In una di queste, don Giussani ci parlava dei possibili errori che potevamo commettere e che, con la solita chiarezza, definiva come «peccati». Si riferiva al peccato di «tenersi un Giuda pronto per ogni evenienza» (cioè di aderire a Cristo, ma non troppo) e al peccato di vivere con una «impostazione diversa da quello che si vede». Ma, sempre in quella occasione, segnalava un terzo errore, che riteneva il più grave rispetto agli altri due. Così mi sono appuntato le sue parole: «Gli uomini amano le tenebre e non la luce; il peccato è il venir meno alla realtà, è il non aderire alla realtà; è il peccato contro la luce: è il peccato contro l’evidenza».

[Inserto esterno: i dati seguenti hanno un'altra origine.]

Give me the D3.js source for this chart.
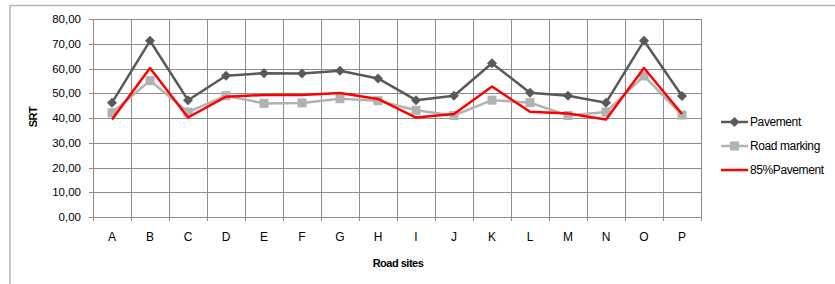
<!DOCTYPE html>
<html><head><meta charset="utf-8">
<script src="https://cdn.jsdelivr.net/npm/d3@7"></script>
<style>body{margin:0;background:#fff}svg{display:block;font-family:"Liberation Sans",Arial,sans-serif}</style>
</head><body>
<svg id="c" width="835" height="284"></svg>
<script>
const categories = ["A","B","C","D","E","F","G","H","I","J","K","L","M","N","O","P"];
const pavement = [46.2,71.2,47.2,57.1,58.1,58.0,59.1,56.0,47.2,49.0,62.1,50.2,49.0,46.2,71.2,48.9];
const roadMarking = [42.1,55.1,42.4,49.0,45.9,46.1,47.8,47.0,43.1,41.0,47.2,46.2,41.0,42.4,57.0,41.2];
const pavement85 = [39.4,60.2,40.2,48.6,49.3,49.3,50.1,47.7,40.2,41.6,52.7,42.5,41.8,39.4,60.2,41.6];
const yTicks = [0,10,20,30,40,50,60,70,80];
const seriesNames = ["Pavement","Road marking","85%Pavement"];

const svg = d3.select("#c");
const L = 93, R = 701, T = 19, B = 217;

// outer chart border (top and left visible)
svg.append("line").attr("x1",10).attr("x2",835).attr("y1",5.5).attr("y2",5.5).attr("stroke","#b4b4b4").attr("stroke-width",1.5);
svg.append("line").attr("x1",10).attr("x2",10).attr("y1",5).attr("y2",284).attr("stroke","#b4b4b4").attr("stroke-width",1.5);

const x = d3.scaleBand().domain(categories).range([L,R]);
const y = d3.scaleLinear().domain([0,80]).range([B,T]);
const cx = d => x(d) + x.bandwidth()/2;

const grid = "#8c8c8c";
svg.append("g").selectAll("line").data(yTicks).join("line")
  .attr("x1",L).attr("x2",R).attr("y1",d=>Math.round(y(d))+0.5).attr("y2",d=>Math.round(y(d))+0.5)
  .attr("stroke",grid).attr("stroke-width",1);
const bounds = categories.map(c=>x(c)).concat([R]);
svg.append("g").selectAll("line").data(bounds).join("line")
  .attr("x1",d=>Math.round(d)+0.5).attr("x2",d=>Math.round(d)+0.5).attr("y1",T).attr("y2",B+4)
  .attr("stroke",grid).attr("stroke-width",1);
svg.append("g").selectAll("line").data(yTicks).join("line")
  .attr("x1",L-4).attr("x2",L).attr("y1",d=>Math.round(y(d))+0.5).attr("y2",d=>Math.round(y(d))+0.5)
  .attr("stroke",grid);

const yAxis = d3.axisLeft(y).tickValues(yTicks).tickSize(0).tickPadding(12)
  .tickFormat(d => d3.format(".2f")(d).replace(".", ","));
const ga = svg.append("g").attr("transform",`translate(${L},0)`).call(yAxis);
ga.select(".domain").remove();
ga.selectAll("text").attr("font-size",11.5).attr("fill","#000").attr("font-family","Liberation Sans, Arial, sans-serif");

const xAxis = d3.axisBottom(x).tickSize(0).tickPadding(15);
const gx = svg.append("g").attr("transform",`translate(0,${B})`).call(xAxis);
gx.select(".domain").remove();
gx.selectAll("text").attr("font-size",12).attr("fill","#000").attr("font-family","Liberation Sans, Arial, sans-serif");

svg.append("text").attr("x",398).attr("y",267).attr("text-anchor","middle")
  .attr("font-size",11).attr("font-weight","bold").attr("letter-spacing","-0.5").text("Road sites");
svg.append("text").attr("transform","translate(37,117) rotate(-90)").attr("text-anchor","middle")
  .attr("font-size",11).attr("font-weight","bold").attr("letter-spacing","-0.5").text("SRT");

const line = d3.line().x((d,i)=>cx(categories[i])).y(d=>y(d));
const cols = ["#595959","#b2b2b2","#ff0000"];

svg.append("path").datum(roadMarking).attr("d",line).attr("fill","none").attr("stroke",cols[1]).attr("stroke-width",2.5).attr("stroke-linejoin","round");
svg.append("g").selectAll("rect").data(roadMarking).join("rect")
  .attr("x",(d,i)=>cx(categories[i])-4.5).attr("y",d=>y(d)-4.5).attr("width",9).attr("height",9).attr("fill",cols[1]);
svg.append("path").datum(pavement).attr("d",line).attr("fill","none").attr("stroke",cols[0]).attr("stroke-width",2.5).attr("stroke-linejoin","round");
const diamond = d3.symbol().type(d3.symbolDiamond2).size(64);
svg.append("g").selectAll("path").data(pavement).join("path")
  .attr("transform",(d,i)=>`translate(${cx(categories[i])},${y(d)})`).attr("d",diamond()).attr("fill",cols[0]);
svg.append("path").datum(pavement85).attr("d",line).attr("fill","none").attr("stroke",cols[2]).attr("stroke-width",2.5).attr("stroke-linejoin","round");

const ly = [122,146,170];
const lg = svg.append("g");
seriesNames.forEach((n,i)=>{
  lg.append("line").attr("x1",721).attr("x2",748).attr("y1",ly[i]).attr("y2",ly[i]).attr("stroke",cols[i]).attr("stroke-width",2.5);
  if(i===0) lg.append("path").attr("transform",`translate(734.5,${ly[i]})`).attr("d",diamond()).attr("fill",cols[0]);
  if(i===1) lg.append("rect").attr("x",730).attr("y",ly[i]-4.5).attr("width",9).attr("height",9).attr("fill",cols[1]);
  lg.append("text").attr("x",750).attr("y",ly[i]+4).attr("font-size",12).attr("letter-spacing","-0.4").text(n);
});
</script>
</body></html>
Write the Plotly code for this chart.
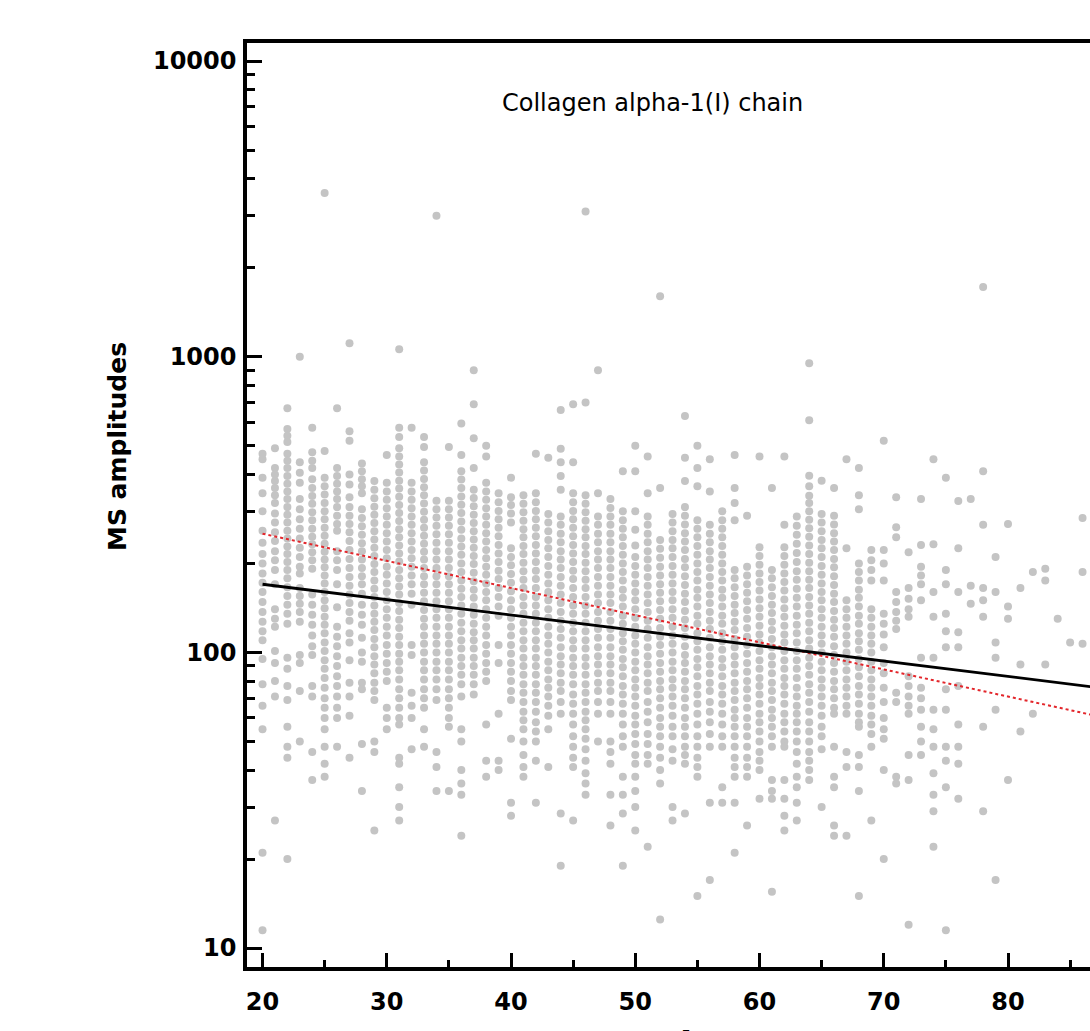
import plotly.graph_objects as go

# ---------------- data ----------------
ages = list(range(20, 87))

amplitudes = [
    [470, 450, 390, 345, 300, 258, 235, 215, 200, 185, 172, 160, 148, 137, 127, 118, 110, 95, 78, 66, 55, 21, 11.5],  # 20
    [490, 420, 400, 380, 360, 340, 320, 295, 275, 255, 238, 220, 205, 190, 170, 140, 130, 122, 101, 92, 80, 71, 27],  # 21
    [670, 570, 540, 515, 470, 445, 420, 395, 372, 350, 330, 310, 292, 275, 258, 243, 228, 215, 202, 190, 178, 166, 155, 145, 135, 125, 96, 88, 77, 69, 56, 48, 44, 20],  # 22
    [1000, 440, 405, 375, 330, 305, 282, 262, 243, 226, 210, 195, 185, 165, 155, 146, 137, 127, 98, 92, 74, 50],  # 23
    [575, 475, 445, 420, 385, 360, 338, 318, 298, 280, 262, 246, 232, 218, 205, 192, 157, 145, 134, 124, 114, 105, 98, 77, 71, 46, 37],  # 24
    [3580, 480, 390, 365, 342, 320, 300, 282, 264, 248, 233, 219, 206, 194, 182, 171, 160, 150, 141, 132, 124, 116, 108, 101, 94, 88, 82, 76, 70, 65, 60, 55, 48, 42, 38],  # 25
    [670, 420, 395, 372, 350, 330, 310, 290, 272, 258, 220, 205, 190, 170, 142, 122, 113, 105, 97, 90, 83, 77, 71, 65, 60, 48],  # 26
    [1110, 560, 520, 400, 370, 335, 310, 290, 272, 255, 238, 222, 207, 193, 180, 168, 157, 147, 137, 128, 116, 108, 94, 79, 71, 61, 44],  # 27
    [435, 410, 385, 365, 345, 305, 285, 267, 250, 234, 220, 206, 193, 181, 170, 158, 145, 134, 124, 112, 100, 93, 79, 75, 49, 34],  # 28
    [380, 355, 332, 311, 292, 274, 257, 241, 226, 212, 199, 187, 175, 164, 154, 144, 135, 127, 119, 111, 104, 97, 91, 85, 79, 74, 69, 50, 46, 25],  # 29
    [465, 375, 350, 328, 307, 288, 270, 253, 237, 222, 208, 195, 183, 171, 160, 150, 140, 131, 122, 114, 106, 99, 92, 86, 80, 65, 60, 55],  # 30
    [1060, 575, 535, 490, 460, 432, 406, 381, 358, 336, 315, 296, 278, 261, 245, 230, 216, 203, 190, 178, 167, 157, 147, 138, 129, 121, 113, 106, 99, 93, 87, 81, 75, 70, 65, 60, 57, 44, 42, 35, 30, 27],  # 31
    [575, 375, 350, 328, 307, 288, 270, 253, 237, 222, 208, 195, 182, 170, 158, 145, 106, 98, 73, 66, 60, 47],  # 32
    [535, 495, 440, 412, 386, 362, 340, 319, 299, 281, 264, 248, 233, 219, 206, 193, 181, 170, 159, 149, 139, 130, 122, 114, 107, 100, 93, 87, 81, 75, 70, 65, 55, 48],  # 33
    [3000, 326, 305, 286, 268, 251, 235, 220, 206, 193, 181, 170, 159, 149, 140, 131, 122, 114, 107, 100, 93, 87, 81, 75, 69, 46, 41, 34],  # 34
    [495, 326, 305, 286, 268, 251, 235, 220, 206, 193, 181, 170, 159, 149, 140, 131, 122, 114, 107, 100, 93, 87, 81, 75, 70, 65, 60, 56, 34],  # 35
    [595, 465, 410, 384, 360, 337, 316, 296, 277, 260, 243, 228, 214, 200, 187, 175, 164, 154, 144, 135, 126, 118, 110, 103, 96, 90, 84, 78, 71, 55, 50, 40, 36, 33, 24],  # 36
    [900, 690, 530, 420, 355, 333, 312, 292, 274, 257, 241, 226, 212, 199, 186, 174, 163, 153, 143, 134, 125, 117, 110, 103, 96, 90, 84, 78, 72],  # 37
    [500, 460, 375, 350, 328, 307, 288, 270, 253, 237, 222, 208, 195, 183, 171, 160, 150, 140, 131, 122, 114, 106, 99, 92, 86, 80, 57, 43, 38],  # 38
    [345, 322, 301, 282, 264, 247, 231, 216, 202, 189, 177, 165, 154, 143, 133, 106, 92, 62, 43, 40],  # 39
    [390, 335, 315, 295, 275, 225, 210, 197, 184, 172, 161, 150, 140, 131, 122, 114, 106, 99, 92, 86, 80, 74, 69, 51, 31, 28],  # 40
    [340, 318, 298, 279, 261, 245, 229, 215, 201, 188, 176, 165, 154, 144, 135, 126, 118, 110, 103, 96, 90, 84, 78, 73, 68, 63, 59, 55, 50, 45, 41, 38],  # 41
    [470, 345, 322, 301, 282, 264, 247, 231, 216, 202, 189, 177, 165, 154, 144, 135, 126, 118, 110, 103, 96, 90, 84, 78, 73, 68, 63, 58, 54, 50, 43, 31],  # 42
    [455, 294, 275, 257, 240, 225, 210, 196, 183, 171, 160, 150, 140, 131, 122, 114, 107, 100, 93, 87, 81, 76, 71, 66, 61, 55, 41],  # 43
    [660, 488, 440, 395, 355, 288, 270, 252, 236, 220, 206, 193, 180, 168, 157, 147, 137, 128, 120, 112, 104, 97, 91, 85, 79, 74, 68, 62, 28.5, 19],  # 44
    [690, 440, 345, 322, 301, 282, 264, 247, 231, 216, 202, 189, 177, 165, 154, 144, 135, 126, 118, 110, 103, 96, 90, 84, 78, 72, 67, 62, 57, 52, 48, 44, 41, 27],  # 45
    [3100, 700, 340, 318, 298, 279, 261, 245, 229, 215, 201, 188, 176, 165, 154, 144, 135, 126, 118, 110, 103, 96, 90, 84, 78, 73, 68, 63, 59, 55, 51, 47, 43, 39, 36, 33],  # 46
    [900, 345, 288, 270, 252, 236, 220, 206, 193, 180, 168, 157, 147, 137, 128, 120, 112, 104, 97, 91, 85, 79, 74, 68, 62, 50],  # 47
    [330, 308, 288, 270, 252, 236, 220, 206, 193, 180, 168, 157, 147, 137, 128, 120, 112, 104, 97, 91, 85, 79, 74, 68, 62, 50, 46, 42, 33, 26],  # 48
    [410, 300, 280, 262, 245, 229, 214, 200, 187, 175, 163, 153, 143, 133, 125, 116, 109, 102, 95, 89, 83, 77, 72, 67, 62, 57, 52, 48, 38, 33, 28.5, 19],  # 49
    [500, 410, 300, 260, 230, 210, 196, 183, 171, 160, 150, 140, 131, 122, 114, 107, 100, 93, 87, 81, 76, 71, 66, 61, 57, 53, 49, 45, 42, 38, 34, 30, 25],  # 50
    [460, 345, 288, 270, 252, 236, 220, 206, 193, 180, 168, 157, 147, 137, 128, 120, 112, 104, 97, 91, 85, 79, 74, 68, 63, 58, 53, 49, 45, 42, 22],  # 51
    [1600, 360, 240, 224, 209, 195, 182, 170, 159, 149, 139, 130, 121, 113, 106, 99, 92, 86, 80, 75, 70, 65, 60, 56, 52, 48, 44, 40, 36, 12.5],  # 52
    [294, 275, 257, 240, 225, 210, 196, 183, 171, 160, 150, 140, 131, 122, 114, 107, 100, 93, 87, 81, 76, 71, 66, 61, 56, 52, 47, 43, 30, 27],  # 53
    [630, 455, 380, 310, 290, 271, 253, 237, 222, 207, 194, 181, 169, 158, 148, 138, 129, 121, 113, 105, 98, 92, 86, 80, 75, 70, 65, 60, 56, 52, 48, 45, 42, 28.5],  # 54
    [500, 420, 365, 280, 262, 245, 229, 214, 200, 187, 175, 163, 153, 143, 133, 125, 116, 109, 102, 95, 89, 83, 77, 72, 67, 62, 57, 52, 48, 44, 41, 38, 15],  # 55
    [450, 350, 270, 252, 236, 220, 206, 193, 180, 168, 157, 147, 137, 128, 120, 112, 104, 97, 91, 85, 79, 74, 68, 63, 58, 53, 48, 31, 17],  # 56
    [300, 280, 262, 245, 229, 214, 200, 187, 175, 163, 153, 143, 133, 125, 116, 109, 102, 95, 89, 83, 77, 72, 67, 62, 57, 52, 48, 35, 31],  # 57
    [465, 360, 320, 280, 190, 178, 166, 155, 145, 136, 127, 119, 111, 104, 97, 91, 85, 79, 74, 69, 64, 60, 56, 52, 48, 44, 41, 38, 31, 21],  # 58
    [290, 195, 182, 170, 159, 149, 139, 130, 121, 113, 106, 99, 92, 86, 80, 75, 70, 65, 60, 56, 52, 48, 44, 41, 38, 26],  # 59
    [460, 227, 212, 198, 185, 173, 162, 151, 141, 132, 123, 115, 108, 101, 94, 88, 82, 77, 72, 67, 62, 58, 54, 50, 46, 43, 40, 32],  # 60
    [360, 190, 178, 166, 155, 145, 136, 127, 119, 111, 104, 97, 91, 85, 79, 74, 69, 64, 60, 56, 52, 48, 37, 34, 32, 15.5],  # 61
    [460, 270, 227, 212, 198, 185, 173, 162, 151, 141, 132, 123, 115, 108, 101, 94, 88, 82, 77, 72, 67, 62, 58, 54, 50, 48, 37, 32, 28, 25],  # 62
    [288, 268, 250, 233, 217, 202, 188, 176, 164, 153, 143, 133, 124, 116, 108, 101, 94, 88, 82, 76, 71, 66, 62, 58, 54, 50, 46, 42, 38, 35, 31, 27],  # 63
    [950, 610, 396, 365, 339, 320, 300, 281, 263, 246, 230, 215, 201, 188, 176, 165, 154, 144, 135, 126, 118, 110, 103, 96, 90, 84, 78, 73, 68, 63, 58, 54, 50, 46, 43, 40, 37],  # 64
    [381, 294, 275, 257, 240, 225, 210, 196, 183, 171, 160, 150, 140, 131, 122, 114, 107, 100, 93, 87, 81, 76, 71, 66, 61, 56, 52, 47, 30],  # 65
    [360, 290, 271, 253, 237, 222, 207, 194, 181, 169, 158, 148, 138, 129, 121, 113, 105, 98, 92, 86, 80, 75, 70, 65, 62, 48, 38, 35, 26, 24],  # 66
    [450, 225, 150, 140, 131, 122, 114, 107, 100, 93, 87, 81, 76, 71, 66, 62, 46, 41, 24],  # 67
    [420, 340, 305, 200, 187, 175, 163, 153, 143, 133, 125, 116, 109, 102, 95, 89, 83, 77, 72, 67, 62, 58, 56, 45, 41, 34, 15],  # 68
    [222, 205, 190, 175, 140, 131, 122, 114, 107, 100, 93, 87, 81, 76, 71, 66, 61, 57, 53, 48, 27],  # 69
    [520, 222, 200, 175, 135, 125, 115, 104, 92, 85, 76, 68, 60, 55, 51, 40, 20],  # 70
    [335, 265, 245, 160, 148, 137, 128, 120, 73, 68, 38, 36],  # 71
    [218, 165, 152, 140, 132, 83, 77, 71, 66, 62, 45, 37, 12],  # 72
    [330, 231, 195, 182, 170, 150, 96, 76, 70, 64, 56, 50, 45],  # 73
    [450, 232, 160, 132, 96, 64, 55, 48, 39, 33, 29, 22],  # 74
    [390, 190, 170, 135, 118, 104, 75, 64, 48, 43, 35, 11.5],  # 75
    [325, 225, 160, 117, 104, 77, 57, 48, 42, 32],  # 76
    [330, 168, 146],  # 77
    [1720, 410, 270, 165, 150, 132, 56, 29],  # 78
    [210, 160, 108, 96, 64, 17],  # 79
    [272, 143, 130, 37],  # 80
    [165, 91, 54],  # 81
    [187, 62],  # 82
    [192, 175, 91],  # 83
    [130],  # 84
    [108],  # 85
    [285, 187, 107],  # 86
]

# regression lines (end points)
fit_ages = [20, 90]
fit_black = [170, 73.6]
fit_red = [252, 57.4]

x_ticks = [20, 30, 40, 50, 60, 70, 80]
x_minor = [25, 35, 45, 55, 65, 75, 85]
y_ticks = [10, 100, 1000, 10000]
y_tick_text = ["10", "100", "1000", "10000"]
y_minor = [m * d for d in (10, 100, 1000) for m in range(2, 10)]

title_text = "Collagen alpha-1(I) chain"
y_title = "MS amplitudes"
x_title = "Age"

# ---------------- figure ----------------
px_x, px_y = [], []
for a, vals in zip(ages, amplitudes):
    for v in vals:
        px_x.append(a)
        px_y.append(v)

fig = go.Figure()
fig.add_trace(go.Scatter(
    x=px_x, y=px_y, mode="markers",
    marker=dict(color="#c4c4c4", size=8, line=dict(width=0)),
    hoverinfo="skip"))
fig.add_trace(go.Scatter(
    x=fit_ages, y=fit_red, mode="lines",
    line=dict(color="#e3262b", width=2, dash="dot")))
fig.add_trace(go.Scatter(
    x=fit_ages, y=fit_black, mode="lines",
    line=dict(color="black", width=2.8)))

W, H = 1090, 1031
L, R, T, B = 247, 0, 43, 64
pw, ph = W - L - R, H - T - B

tickfont = dict(family="DejaVu Sans", size=24, color="black", weight="bold")

fig.update_xaxes(
    range=[18.75, 86.6], tickvals=x_ticks, ticktext=[str(t) for t in x_ticks],
    ticks="inside", ticklen=14, tickwidth=3, tickcolor="black",
    showline=True, linewidth=3.5, linecolor="black", mirror=True,
    showgrid=False, zeroline=False, tickfont=tickfont, ticklabelstandoff=10,
    minor=dict(tickvals=x_minor, ticks="inside", ticklen=7, tickwidth=2.5,
               tickcolor="black", showgrid=False))
fig.update_yaxes(
    type="log", range=[0.936, 4.061], tickvals=y_ticks, ticktext=y_tick_text,
    ticks="inside", ticklen=15, tickwidth=3, tickcolor="black",
    showline=True, linewidth=3.5, linecolor="black", mirror=False,
    showgrid=False, zeroline=False, tickfont=tickfont, ticklabelstandoff=2,
    minor=dict(tickvals=y_minor, ticks="inside", ticklen=8, tickwidth=2.5,
               tickcolor="black", showgrid=False))

fig.add_annotation(
    text=title_text, xref="paper", yref="paper",
    x=(652 - L) / pw, y=(H - B - 103) / ph, xanchor="center", yanchor="middle",
    showarrow=False, font=dict(family="DejaVu Sans", size=24, color="black"))
fig.add_annotation(
    text=y_title, xref="paper", yref="paper",
    x=(118 - L) / pw, y=(H - B - 447) / ph, xanchor="center", yanchor="middle",
    textangle=-90, showarrow=False,
    font=dict(family="DejaVu Sans", size=25, color="black", weight="bold"))
# x-axis title: cut off by the bottom edge in the reference (only its top shows)
fig.add_annotation(
    text=x_title, xref="paper", yref="paper",
    x=(674 - L) / pw, y=-(1024 - (H - B)) / ph, xanchor="left", yanchor="top",
    showarrow=False,
    font=dict(family="DejaVu Sans", size=26, color="black", weight="bold"))

fig.update_layout(
    width=W, height=H, margin=dict(l=L, r=R, t=T, b=B, pad=0),
    paper_bgcolor="white", plot_bgcolor="white", showlegend=False)

fig.write_html("out.html", config={"displayModeBar": False},
               post_script="document.body.style.margin='0';document.body.style.overflow='hidden';")
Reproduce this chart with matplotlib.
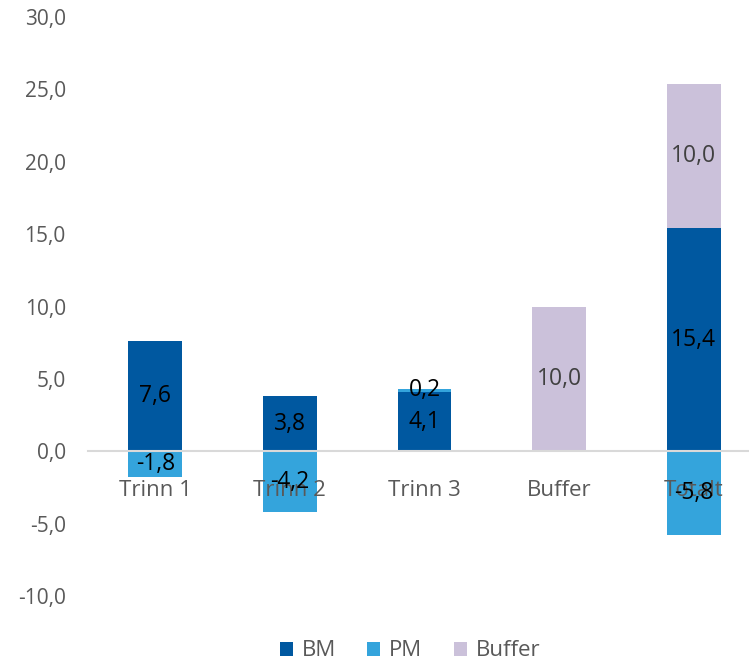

CONTRO IL LAICISMO STRAVAGANTE

Mi hanno colpito due cose: la prima è che il “profeta” don Giussani aveva già visto sessanta anni fa che le evidenze stavano cadendo, tanto che ne parlava a noi giovani. La seconda è che don Giussani definisce il venir meno delle evidenze come un «peccato». Il che significa che la perdita delle evidenze non è un fatto da subire ineluttabilmente, ma un fenomeno da combattere come un «peccato», di cui chiedere perdono a Dio e agli uomini. Un fenomeno con il quale sfidare la libertà degli uomini e delle donne di oggi a cambiare strada, a convertirsi a partire dalla totale lealtà rispetto a ciò che la realtà ci propone ogni giorno. Dire che il sole non è il sole non è solo un stupidaggine “scientifica” e filosofica, ma anche una vera e propria offesa alla realtà creata da Dio.
Tutto ciò mi ha fatto pensare, ancora una volta, che noi non possiamo rassegnarci a ciò che passa il convento (mi si passi la parola) del laicismo più radicale e stravagante. Dobbiamo sì testimoniare con la nostra vita la bellezza e la convenienza del cristianesimo; ma dobbiamo anche fare chiarezza, pure dialettica quando occorre, su alcuni punti fondamentali dell’esperienza umana, visto che il “peccato” ci allontana dalla realtà. Perché il peccato esiste.